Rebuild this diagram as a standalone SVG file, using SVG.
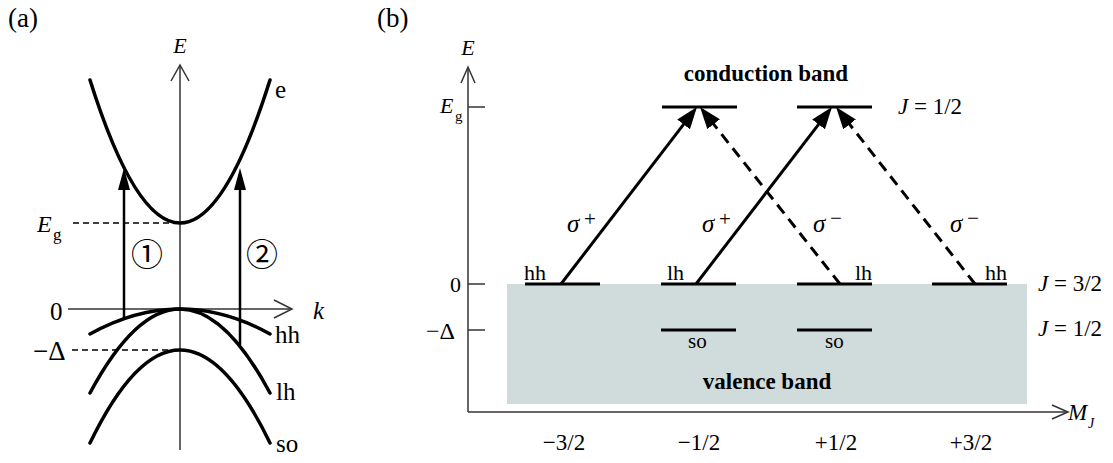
<svg xmlns="http://www.w3.org/2000/svg" width="1113" height="463" viewBox="0 0 1113 463" font-family="'Liberation Serif', 'DejaVu Serif', serif">
<style>
  text { font-family: "Liberation Serif", "DejaVu Serif", serif; fill: #000; }
  .it { font-style: italic; }
  .bold { font-weight: bold; }
  .axis { stroke: #333; stroke-width: 1.5; fill: none; }
  .band { stroke: #000; stroke-width: 3.5; fill: none; stroke-linecap: round; }
  .guide { stroke: #000; stroke-width: 1.5; stroke-dasharray: 6 4; fill: none; }
  .varrow { stroke: #000; stroke-width: 2.5; fill: none; }
  .level { stroke: #000; stroke-width: 3; fill: none; }
  .solid { stroke: #000; stroke-width: 3; fill: none; }
  .dash { stroke: #000; stroke-width: 3; fill: none; stroke-dasharray: 11 7; }
  text.circ { font-family: "Noto Sans CJK JP", "DejaVu Sans", sans-serif; }
</style>
<defs>
  <marker id="ahA" markerUnits="userSpaceOnUse" markerWidth="22" markerHeight="12" refX="12" refY="6" orient="auto">
    <path d="M0,0 L22,6 L0,12 z" fill="#000"/>
  </marker>
  <marker id="ahB" markerUnits="userSpaceOnUse" markerWidth="22" markerHeight="16" refX="12" refY="8" orient="auto">
    <path d="M0,0 L22,8 L0,16 z" fill="#000"/>
  </marker>
</defs>

<!-- ===== Panel (a) ===== -->
<g id="panel-a">
  <text x="8" y="27" font-size="27">(a)</text>
  <g id="a-axes">
    <line class="axis" x1="180" y1="450" x2="180" y2="66"/>
    <polyline class="axis" points="171,81 180,65 189,81"/>
    <line class="axis" x1="68" y1="309" x2="291" y2="309"/>
    <polyline class="axis" points="274,300 292,309 274,318"/>
    <text class="it" x="180" y="53" font-size="22" text-anchor="middle">E</text>
    <text class="it" x="313" y="319" font-size="25">k</text>
    <text x="50" y="320" font-size="25">0</text>
  </g>
  <g id="a-eg">
    <line class="guide" x1="73" y1="223" x2="170" y2="223"/>
    <text class="it" x="37" y="232" font-size="24">E</text>
    <text x="53" y="240" font-size="17">g</text>
  </g>
  <g id="a-delta">
    <line class="guide" x1="72" y1="350" x2="176" y2="350"/>
    <text x="33" y="360" font-size="27">−Δ</text>
  </g>
  <g id="band-e">
    <path class="band" d="M90,80 Q180,366 270,80"/>
    <text x="275" y="98" font-size="25">e</text>
  </g>
  <g id="band-hh">
    <path class="band" d="M90,334 Q180,284 270,334"/>
    <text x="275" y="343" font-size="25">hh</text>
  </g>
  <g id="band-lh">
    <path class="band" d="M90,393 Q180,225 270,393"/>
    <text x="276" y="400" font-size="25">lh</text>
  </g>
  <g id="band-so">
    <path class="band" d="M90,443 Q180,257 270,443"/>
    <text x="276" y="452" font-size="25">so</text>
  </g>
  <g id="a-transitions">
    <line class="varrow" x1="124" y1="318" x2="124" y2="178" marker-end="url(#ahA)"/>
    <line class="varrow" x1="240" y1="345" x2="240" y2="178" marker-end="url(#ahA)"/>
    <text class="circ" x="147" y="266" font-size="32" text-anchor="middle" font-family="'Noto Sans CJK JP', sans-serif">①</text>
    <text class="circ" x="262" y="266" font-size="32" text-anchor="middle" font-family="'Noto Sans CJK JP', sans-serif">②</text>
  </g>
</g>

<!-- ===== Panel (b) ===== -->
<g id="panel-b">
  <text x="377" y="27" font-size="27">(b)</text>
  <rect id="valence-region" x="507" y="284" width="520" height="120" fill="#d0dbdb"/>
  <g id="b-axes">
    <line class="axis" x1="468" y1="412" x2="468" y2="68"/>
    <polyline class="axis" points="461,83 468,67 475,83"/>
    <line class="axis" x1="468" y1="412" x2="1067" y2="412"/>
    <polyline class="axis" points="1052,405 1068,412 1052,419"/>
    <line class="axis" x1="468" y1="107" x2="485" y2="107"/>
    <line class="axis" x1="468" y1="284" x2="485" y2="284"/>
    <line class="axis" x1="468" y1="330" x2="485" y2="330"/>
    <text class="it" x="468" y="55" font-size="22" text-anchor="middle">E</text>
    <text class="it" x="440" y="113" font-size="22">E</text>
    <text x="455" y="121" font-size="15">g</text>
    <text x="450" y="292" font-size="22">0</text>
    <text x="426" y="339" font-size="24">−Δ</text>
    <text class="it" x="1068" y="420" font-size="23">M</text>
    <text class="it" x="1088" y="428" font-size="14">J</text>
    <text x="564" y="450" font-size="23" text-anchor="middle">−3/2</text>
    <text x="699" y="450" font-size="23" text-anchor="middle">−1/2</text>
    <text x="836" y="450" font-size="23" text-anchor="middle">+1/2</text>
    <text x="971" y="450" font-size="23" text-anchor="middle">+3/2</text>
  </g>
  <g id="conduction-band">
    <text class="bold" x="766" y="81" font-size="23" text-anchor="middle">conduction band</text>
    <line class="level" x1="662" y1="107" x2="737" y2="107"/>
    <line class="level" x1="797" y1="107" x2="872" y2="107"/>
    <text x="898" y="114" font-size="23"><tspan class="it">J</tspan> = 1/2</text>
  </g>
  <g id="level-hh-m32">
    <line class="level" x1="525" y1="284" x2="600" y2="284"/>
    <text x="524" y="280" font-size="22">hh</text>
  </g>
  <g id="level-lh-m12">
    <line class="level" x1="661" y1="284" x2="736" y2="284"/>
    <text x="667" y="280" font-size="22">lh</text>
  </g>
  <g id="level-lh-p12">
    <line class="level" x1="797" y1="284" x2="872" y2="284"/>
    <text x="855" y="280" font-size="22">lh</text>
  </g>
  <g id="level-hh-p32">
    <line class="level" x1="932" y1="284" x2="1007" y2="284"/>
    <text x="985" y="280" font-size="22">hh</text>
  </g>
  <g id="level-so-m12">
    <line class="level" x1="661" y1="330" x2="736" y2="330"/>
    <text x="688" y="348" font-size="21">so</text>
  </g>
  <g id="level-so-p12">
    <line class="level" x1="797" y1="330" x2="872" y2="330"/>
    <text x="825" y="348" font-size="21">so</text>
  </g>
  <g id="j-labels">
    <text x="1038" y="291" font-size="23"><tspan class="it">J</tspan> = 3/2</text>
    <text x="1038" y="336" font-size="23"><tspan class="it">J</tspan> = 1/2</text>
  </g>
  <text class="bold" x="767" y="389" font-size="23" text-anchor="middle">valence band</text>
  <g id="b-transitions">
    <line class="solid" x1="561" y1="284" x2="690.9" y2="114.9" marker-end="url(#ahB)"/>
    <line class="solid" x1="696" y1="284" x2="825.9" y2="114.9" marker-end="url(#ahB)"/>
    <line class="dash" x1="840" y1="284" x2="706.2" y2="114.8" marker-end="url(#ahB)"/>
    <line class="dash" x1="975" y1="284" x2="842.2" y2="114.9" marker-end="url(#ahB)"/>
    <text class="it" x="567" y="232" font-size="25">σ</text>
    <text x="584" y="226" font-size="21">+</text>
    <text class="it" x="702" y="232" font-size="25">σ</text>
    <text x="719" y="226" font-size="21">+</text>
    <text class="it" x="813" y="232" font-size="25">σ</text>
    <text x="830" y="225" font-size="21">−</text>
    <text class="it" x="950" y="232" font-size="25">σ</text>
    <text x="967" y="225" font-size="21">−</text>
  </g>
</g>
</svg>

> **Objective**
Copy all the lines of data exactly as they appear, dropping any images.

> **Answer below**
Rebuild this diagram as a standalone SVG file, using SVG.
<svg xmlns="http://www.w3.org/2000/svg" width="1113" height="463" viewBox="0 0 1113 463" font-family="'Liberation Serif', 'DejaVu Serif', serif">
<style>
  text { font-family: "Liberation Serif", "DejaVu Serif", serif; fill: #000; }
  .it { font-style: italic; }
  .bold { font-weight: bold; }
  .axis { stroke: #333; stroke-width: 1.5; fill: none; }
  .band { stroke: #000; stroke-width: 3.5; fill: none; stroke-linecap: round; }
  .guide { stroke: #000; stroke-width: 1.5; stroke-dasharray: 6 4; fill: none; }
  .varrow { stroke: #000; stroke-width: 2.5; fill: none; }
  .level { stroke: #000; stroke-width: 3; fill: none; }
  .solid { stroke: #000; stroke-width: 3; fill: none; }
  .dash { stroke: #000; stroke-width: 3; fill: none; stroke-dasharray: 11 7; }
  text.circ { font-family: "Noto Sans CJK JP", "DejaVu Sans", sans-serif; }
</style>
<defs>
  <marker id="ahA" markerUnits="userSpaceOnUse" markerWidth="22" markerHeight="12" refX="12" refY="6" orient="auto">
    <path d="M0,0 L22,6 L0,12 z" fill="#000"/>
  </marker>
  <marker id="ahB" markerUnits="userSpaceOnUse" markerWidth="22" markerHeight="16" refX="12" refY="8" orient="auto">
    <path d="M0,0 L22,8 L0,16 z" fill="#000"/>
  </marker>
</defs>

<!-- ===== Panel (a) ===== -->
<g id="panel-a">
  <text x="8" y="27" font-size="27">(a)</text>
  <g id="a-axes">
    <line class="axis" x1="180" y1="450" x2="180" y2="66"/>
    <polyline class="axis" points="171,81 180,65 189,81"/>
    <line class="axis" x1="68" y1="309" x2="291" y2="309"/>
    <polyline class="axis" points="274,300 292,309 274,318"/>
    <text class="it" x="180" y="53" font-size="22" text-anchor="middle">E</text>
    <text class="it" x="313" y="319" font-size="25">k</text>
    <text x="50" y="320" font-size="25">0</text>
  </g>
  <g id="a-eg">
    <line class="guide" x1="73" y1="223" x2="170" y2="223"/>
    <text class="it" x="37" y="232" font-size="24">E</text>
    <text x="53" y="240" font-size="17">g</text>
  </g>
  <g id="a-delta">
    <line class="guide" x1="72" y1="350" x2="176" y2="350"/>
    <text x="33" y="360" font-size="27">−Δ</text>
  </g>
  <g id="band-e">
    <path class="band" d="M90,80 Q180,366 270,80"/>
    <text x="275" y="98" font-size="25">e</text>
  </g>
  <g id="band-hh">
    <path class="band" d="M90,334 Q180,284 270,334"/>
    <text x="275" y="343" font-size="25">hh</text>
  </g>
  <g id="band-lh">
    <path class="band" d="M90,393 Q180,225 270,393"/>
    <text x="276" y="400" font-size="25">lh</text>
  </g>
  <g id="band-so">
    <path class="band" d="M90,443 Q180,257 270,443"/>
    <text x="276" y="452" font-size="25">so</text>
  </g>
  <g id="a-transitions">
    <line class="varrow" x1="124" y1="318" x2="124" y2="178" marker-end="url(#ahA)"/>
    <line class="varrow" x1="240" y1="345" x2="240" y2="178" marker-end="url(#ahA)"/>
    <text class="circ" x="147" y="266" font-size="32" text-anchor="middle" font-family="'Noto Sans CJK JP', sans-serif">①</text>
    <text class="circ" x="262" y="266" font-size="32" text-anchor="middle" font-family="'Noto Sans CJK JP', sans-serif">②</text>
  </g>
</g>

<!-- ===== Panel (b) ===== -->
<g id="panel-b">
  <text x="377" y="27" font-size="27">(b)</text>
  <rect id="valence-region" x="507" y="284" width="520" height="120" fill="#d0dbdb"/>
  <g id="b-axes">
    <line class="axis" x1="468" y1="412" x2="468" y2="68"/>
    <polyline class="axis" points="461,83 468,67 475,83"/>
    <line class="axis" x1="468" y1="412" x2="1067" y2="412"/>
    <polyline class="axis" points="1052,405 1068,412 1052,419"/>
    <line class="axis" x1="468" y1="107" x2="485" y2="107"/>
    <line class="axis" x1="468" y1="284" x2="485" y2="284"/>
    <line class="axis" x1="468" y1="330" x2="485" y2="330"/>
    <text class="it" x="468" y="55" font-size="22" text-anchor="middle">E</text>
    <text class="it" x="440" y="113" font-size="22">E</text>
    <text x="455" y="121" font-size="15">g</text>
    <text x="450" y="292" font-size="22">0</text>
    <text x="426" y="339" font-size="24">−Δ</text>
    <text class="it" x="1068" y="420" font-size="23">M</text>
    <text class="it" x="1088" y="428" font-size="14">J</text>
    <text x="564" y="450" font-size="23" text-anchor="middle">−3/2</text>
    <text x="699" y="450" font-size="23" text-anchor="middle">−1/2</text>
    <text x="836" y="450" font-size="23" text-anchor="middle">+1/2</text>
    <text x="971" y="450" font-size="23" text-anchor="middle">+3/2</text>
  </g>
  <g id="conduction-band">
    <text class="bold" x="766" y="81" font-size="23" text-anchor="middle">conduction band</text>
    <line class="level" x1="662" y1="107" x2="737" y2="107"/>
    <line class="level" x1="797" y1="107" x2="872" y2="107"/>
    <text x="898" y="114" font-size="23"><tspan class="it">J</tspan> = 1/2</text>
  </g>
  <g id="level-hh-m32">
    <line class="level" x1="525" y1="284" x2="600" y2="284"/>
    <text x="524" y="280" font-size="22">hh</text>
  </g>
  <g id="level-lh-m12">
    <line class="level" x1="661" y1="284" x2="736" y2="284"/>
    <text x="667" y="280" font-size="22">lh</text>
  </g>
  <g id="level-lh-p12">
    <line class="level" x1="797" y1="284" x2="872" y2="284"/>
    <text x="855" y="280" font-size="22">lh</text>
  </g>
  <g id="level-hh-p32">
    <line class="level" x1="932" y1="284" x2="1007" y2="284"/>
    <text x="985" y="280" font-size="22">hh</text>
  </g>
  <g id="level-so-m12">
    <line class="level" x1="661" y1="330" x2="736" y2="330"/>
    <text x="688" y="348" font-size="21">so</text>
  </g>
  <g id="level-so-p12">
    <line class="level" x1="797" y1="330" x2="872" y2="330"/>
    <text x="825" y="348" font-size="21">so</text>
  </g>
  <g id="j-labels">
    <text x="1038" y="291" font-size="23"><tspan class="it">J</tspan> = 3/2</text>
    <text x="1038" y="336" font-size="23"><tspan class="it">J</tspan> = 1/2</text>
  </g>
  <text class="bold" x="767" y="389" font-size="23" text-anchor="middle">valence band</text>
  <g id="b-transitions">
    <line class="solid" x1="561" y1="284" x2="690.9" y2="114.9" marker-end="url(#ahB)"/>
    <line class="solid" x1="696" y1="284" x2="825.9" y2="114.9" marker-end="url(#ahB)"/>
    <line class="dash" x1="840" y1="284" x2="706.2" y2="114.8" marker-end="url(#ahB)"/>
    <line class="dash" x1="975" y1="284" x2="842.2" y2="114.9" marker-end="url(#ahB)"/>
    <text class="it" x="567" y="232" font-size="25">σ</text>
    <text x="584" y="226" font-size="21">+</text>
    <text class="it" x="702" y="232" font-size="25">σ</text>
    <text x="719" y="226" font-size="21">+</text>
    <text class="it" x="813" y="232" font-size="25">σ</text>
    <text x="830" y="225" font-size="21">−</text>
    <text class="it" x="950" y="232" font-size="25">σ</text>
    <text x="967" y="225" font-size="21">−</text>
  </g>
</g>
</svg>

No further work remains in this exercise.